Once of the ongoing issues of Bangkok’s transit system is the ticketing system and ticket prices. There is no unified ticketing system, which I have written about here: The ticketing mess of Bangkok’s rail transit.
Different schemes have been introduced to keep commuting costs down, such as a 20-baht flat fare for passengers who interchange between the Red and Purple lines using EMV contactless payment.
The BTS had been offering free travel on the Mor Chit-Khu Khot extension and Baring-Kheha extension. Passengers numbers dropped by 20.5% when ticketing began.

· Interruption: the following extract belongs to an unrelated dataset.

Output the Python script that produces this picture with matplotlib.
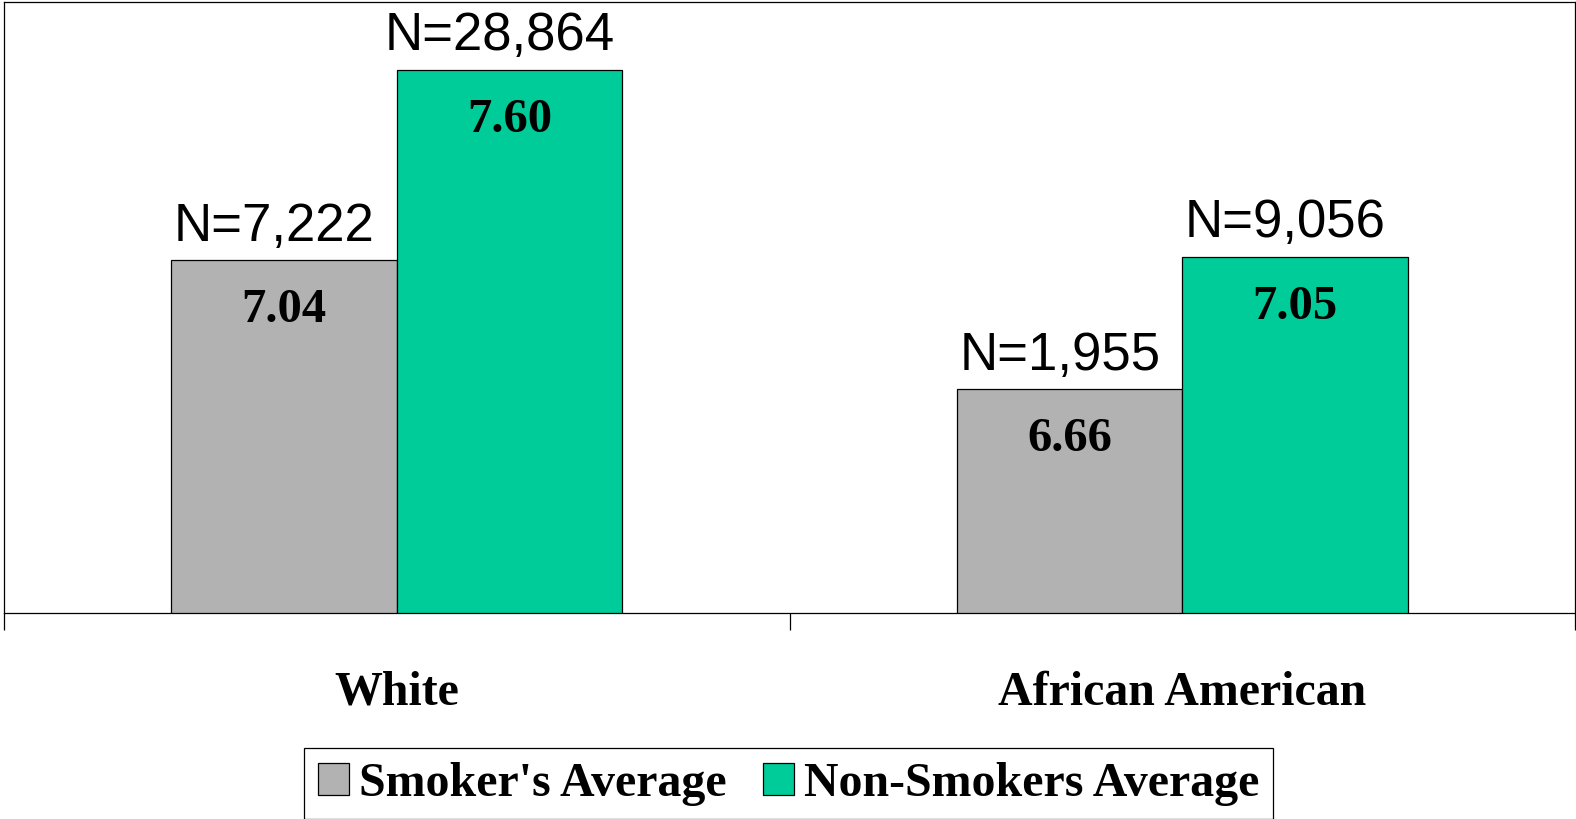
import matplotlib
matplotlib.use('Agg')
import matplotlib.pyplot as plt
import numpy as np

groups = ['White', 'African American']
series_names = ["Smoker's Average", 'Non-Smokers Average']
smoker_avg = [7.04, 6.66]
nonsmoker_avg = [7.60, 7.05]
smoker_n = ['N=7,222', 'N=1,955']
nonsmoker_n = ['N=28,864', 'N=9,056']
colors = ['#b2b2b2', '#00cc99']

SERIF = 'Liberation Serif'
SANS = 'Liberation Sans'

fig = plt.figure(figsize=(15.76, 8.19), dpi=100)
ax = fig.add_axes([4 / 1576, 206 / 819, 1571 / 1576, 611 / 819])

x = np.arange(len(groups))
w = 0.287
b1 = ax.bar(x - w / 2, smoker_avg, w, bottom=0, color=colors[0], edgecolor='black',
            linewidth=0.9, label=series_names[0])
b2 = ax.bar(x + w / 2, nonsmoker_avg, w, color=colors[1], edgecolor='black',
            linewidth=0.9, label=series_names[1])

ax.set_xlim(-0.5, 1.5)
ax.set_ylim(6.0, 7.8)

for bars, vals, ns in [(b1, smoker_avg, smoker_n), (b2, nonsmoker_avg, nonsmoker_n)]:
    for rect, v, n in zip(bars, vals, ns):
        cx = rect.get_x() + rect.get_width() / 2
        # sample size above the bar
        ax.annotate(n, xy=(cx, v), xytext=(-7, 14), textcoords='offset points',
                    ha='center', va='baseline', fontsize=38, family=SANS)
        # mean inside the bar
        ax.annotate('%.2f' % v, xy=(cx, v), xytext=(0, -45), textcoords='offset points',
                    ha='center', va='baseline', fontsize=35, family=SERIF,
                    fontweight='bold')

for i, g in enumerate(groups):
    ax.annotate(g, xy=(i, 0), xycoords=('data', 'axes fraction'), xytext=(0, -66),
                textcoords='offset points', ha='center', va='baseline',
                fontsize=34.5, family=SERIF, fontweight='bold')

ax.set_yticks([])
ax.set_xticks([-0.5, 0.5, 1.5])
ax.set_xticklabels([])
ax.tick_params(axis='x', length=12, width=0.9, direction='out')
for s in ax.spines.values():
    s.set_linewidth(0.9)

leg = fig.legend(loc='lower center', bbox_to_anchor=(0.5003, 0.0), ncol=2,
                 prop={'family': SERIF, 'weight': 'bold', 'size': 34.5},
                 handlelength=0.66, handleheight=0.66, handletextpad=0.2,
                 columnspacing=0.75, borderpad=0.28, borderaxespad=0,
                 fancybox=False, framealpha=1, edgecolor='black')
leg.get_frame().set_linewidth(0.9)

fig.savefig('out.png', dpi=100)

I got the BTS from Sukhumvit Road to Wat Phra Sri Mahathat station and then transferred to the Pink Line to go to Lak Si. That trip cost 80 baht. I then got a commuter train for 20 baht. That journey of three trains would not be uncommon for someone who lives in the outer reaches of the city and commutes to central Bangkok. That would be a 200 baht (45.60 USD) round trip every day.
Cities that have a unified ticketing system as able to cap daily spending because they can keep track of your travels. This is impossible in Bangkok with its current system of multiple operators.